Anonymous Anonymous said...

Bill, I did a Beginner's Flash course a couple years back at TSOF. I knew then I was out of my depth because Steve O'Connor was the instructor and at one point, I got so confused and flustered, I gave up mentally and stopped trying. Now most teachers are used to success when learning things but it gave me a taste of what it's like for kids when the teacher is "talking over their head". I did get the hang of it enough later to show a couple of my Year 7 kids what I had done. One of them took the Flash demo CD home and over the weekend did a stick figure soccer game flash animation just based on my initial introduction. It blew me away and confirmed that we as teachers definitely don't need to know it all in order for kids to pick up and run with ICT. A year later, I discovered Swish and although not great at it, I found that simpler to use and create stuff with. Good luck with your course.

8:15 PM  
Anonymous Anonymous said...

Bill, my wife has been teaching flash in primary schools over here in the UK. You can find her worksheets here, and some examples of the pupil work can be found here.

7:57 AM  
Blogger Bill Kerr said...

hi steve,

pass on my thanks to your wife - I just finished her bouncing ball tutorial and it was much clearer and achieved than the online tutorials. Just what I needed.

Hope you read this - suggest you leave an email on your blog sidebar so people can write to you direct.
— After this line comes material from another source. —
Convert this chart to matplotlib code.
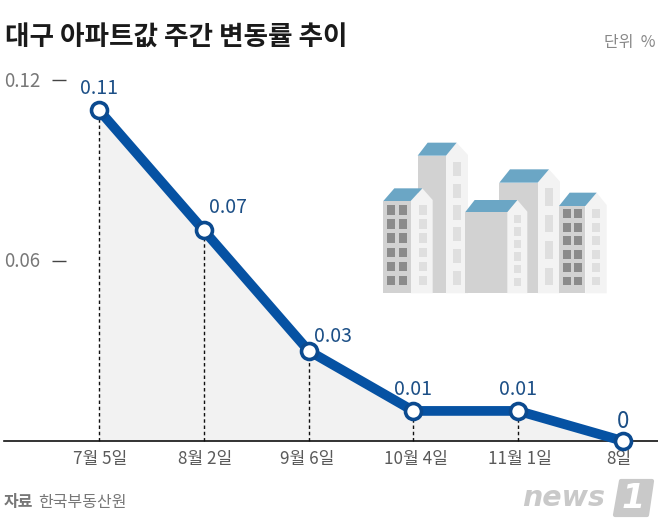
import matplotlib

matplotlib.use("Agg")
import matplotlib.pyplot as plt
from matplotlib.patches import Polygon, Rectangle

plt.rcParams["font.family"] = ["Noto Sans CJK KR", "DejaVu Sans"]

WIDTH, HEIGHT = 658, 529
BASE_Y = 441
Y_SCALE = 3008
X_LEFT = 99
X_STEP = 104.8

dates = ["7월 5일", "8월 2일", "9월 6일", "10월 4일", "11월 1일", "8일"]
values = [0.11, 0.07, 0.03, 0.01, 0.01, 0]
value_labels = ["0.11", "0.07", "0.03", "0.01", "0.01", "0"]
y_ticks = [0.12, 0.06]
y_tick_labels = ["0.12", "0.06"]

# label placement relative to each point, in points
label_offsets = [(0, 8), (4, 9), (4, 3), (0, 8), (0, 8), (0, 6)]
label_aligns = ["center", "left", "left", "center", "center", "center"]
label_sizes = [14, 14, 14, 14, 14, 16]
date_shifts = [1, 1, -1, 2, 1, -3]

BLUE = "#0652a3"
EDGE = "#0b4a8f"
LABEL_BLUE = "#1c4f86"
GRAY = "#5a5a5a"

FRONT = "#d2d2d2"
SIDE = "#f3f3f3"
ROOF = "#6ba6c5"
DARK_WIN = "#8b8b8b"
SIDE_WIN = "#dfdfdf"


def px_x(x):
    return (x - X_LEFT) / X_STEP


def z(points):
    # illustration was measured on a 3x crop starting at (370, 130)
    return [(370 + x / 3, 130 + y / 3) for x, y in points]


def draw_building(ax, left, mid, right, top, peak, eave, shift, bottom=490):
    ax.add_patch(Polygon(z([(mid, top), (mid + shift, peak), (right, eave), (right, bottom), (mid, bottom)]), fc=SIDE, ec="none"))
    ax.add_patch(Polygon(z([(left, top), (mid, top), (mid, bottom), (left, bottom)]), fc=FRONT, ec="none"))
    ax.add_patch(Polygon(z([(left, top), (left + shift - 2, peak), (mid + shift, peak), (mid, top)]), fc=ROOF, ec="none"))


def draw_windows(ax, xs, width, spans, color):
    for x in xs:
        for y0, y1 in spans:
            (px, py) = z([(x, y0)])[0]
            ax.add_patch(Rectangle((px, py), width / 3, (y1 - y0) / 3, fc=color, ec="none"))


def draw_city(ax):
    tall = [(95, 138), (161, 204), (226, 269), (292, 334), (357, 400), (422, 465)]
    left_rows = [(226, 254), (268, 296), (310, 338), (353, 381), (395, 423), (437, 465)]
    mid_rows = [(254, 280), (292, 318), (330, 355), (367, 393), (405, 430), (443, 467)]
    right_rows = [(238, 265), (278, 305), (319, 345), (360, 386), (400, 426), (440, 466)]
    back_rows = [(175, 228), (254, 307), (334, 386), (413, 465)]

    draw_building(ax, 143, 228, 294, 77, 38, 75, 32)
    draw_windows(ax, [249], 24, tall, SIDE_WIN)
    draw_building(ax, 40, 122, 188, 213, 175, 210, 35)
    draw_windows(ax, [52, 87], 24, left_rows, DARK_WIN)
    draw_windows(ax, [146], 24, left_rows, SIDE_WIN)
    draw_building(ax, 388, 503, 570, 158, 118, 155, 34)
    draw_windows(ax, [525], 24, back_rows, SIDE_WIN)
    draw_building(ax, 286, 412, 472, 246, 210, 245, 30)
    draw_windows(ax, [431], 22, mid_rows, SIDE_WIN)
    draw_building(ax, 567, 646, 710, 228, 188, 225, 34)
    draw_windows(ax, [579, 612], 24, right_rows, DARK_WIN)
    draw_windows(ax, [667], 24, right_rows, SIDE_WIN)


fig = plt.figure(figsize=(WIDTH / 100, HEIGHT / 100), dpi=100, facecolor="white")

ax = fig.add_axes([0, 0, 1, 1])
ax.set_xlim(px_x(0), px_x(WIDTH))
ax.set_ylim((BASE_Y - HEIGHT) / Y_SCALE, BASE_Y / Y_SCALE)
ax.axis("off")

xs = list(range(len(values)))

ax.fill_between(xs, values, 0, color="#f2f2f2", lw=0, zorder=1)
ax.axhline(0, xmin=4 / WIDTH, xmax=1, color="#111111", lw=1.2, zorder=2)
ax.vlines(xs[:-1], 0, values[:-1], color="#111111", lw=1, linestyles=(0, (2.5, 2)), zorder=2)
ax.plot(xs, values, color=BLUE, lw=7, solid_capstyle="round", solid_joinstyle="round", zorder=3)
ax.plot(xs, values, ls="none", marker="o", ms=11.5, mfc="white", mec=EDGE, mew=2.6, zorder=4, clip_on=False)

for x, val, text, pos, ha, size in zip(xs, values, value_labels, label_offsets, label_aligns, label_sizes):
    ax.annotate(text, (x, val), xytext=(pos[0], pos[1]), textcoords="offset points", ha=ha, va="bottom",
                fontsize=size, color=LABEL_BLUE, zorder=5)

for x, label, shift in zip(xs, dates, date_shifts):
    ax.annotate(label, (x, 0), xytext=(shift, -6.5), textcoords="offset points", ha="center", va="top",
                fontsize=12.3, color=GRAY)

for val, label in zip(y_ticks, y_tick_labels):
    ax.annotate(label, (px_x(4), val), xytext=(0, -1), textcoords="offset points", ha="left", va="center",
                fontsize=13.5, color="#777777")
    ax.hlines(val, px_x(52), px_x(66), color="#444444", lw=1)

# overlay in pixel coordinates for the furniture around the chart
overlay = fig.add_axes([0, 0, 1, 1])
overlay.set_xlim(0, WIDTH)
overlay.set_ylim(HEIGHT, 0)
overlay.axis("off")
overlay.patch.set_alpha(0)

draw_city(overlay)

overlay.text(5, 38, "대구 아파트값 주간 변동률 추이", fontsize=19.2, fontweight="bold",
             color="#1a1a1a", ha="left", va="center")
overlay.text(655, 42, "단위  %", fontsize=11.5, color="#888888", ha="right", va="center")
overlay.text(4, 502, "자료", fontsize=11.5, fontweight="bold", color="#777777", ha="left", va="center")
overlay.text(38, 502, "한국부동산원", fontsize=11.5, color="#777777", ha="left", va="center")

# news1 watermark
overlay.text(522, 498, "news", fontsize=20.5, fontweight="bold", style="italic", family="DejaVu Sans",
             color="#c9c9c9", ha="left", va="center")
overlay.add_patch(Polygon([(621, 481), (652, 481), (647, 515), (615, 515)], fc="#c9c9c9", ec="#c9c9c9",
                          lw=3, joinstyle="round"))
overlay.text(633, 498, "1", fontsize=24, fontweight="bold", style="italic", family="DejaVu Sans",
             color="white", ha="center", va="center")

fig.savefig("out.png", dpi=100)
plt.close(fig)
Write it in such a way so that you won't be spammed like I have done on my sidebar.

thanks graham, it's always hard to learn new stuff but as you say some young minds pick it up very quickly

this blogging connection has speeded up my learning of flash!

11:32 PM  
Blogger Leigh Blackall said...

Hey Bill, I have a few PDFs with MP3s that combine to make a prinatble screencast on a few things with Flash:

Importing photos, drawing and basic animation with Flash
Talking pictures

3:15 PM  
Blogger Bill Kerr said...

thanks leigh, I've bookmarked them for future use.

I'm on the Qland Games in Learning list - someone posted this great site for flash tutorials.
http://www.flashclassroom.com/
pdfs, they are very clear and useful - looks like teachers know how to write the best tutorials - macromedia Help was not helpful!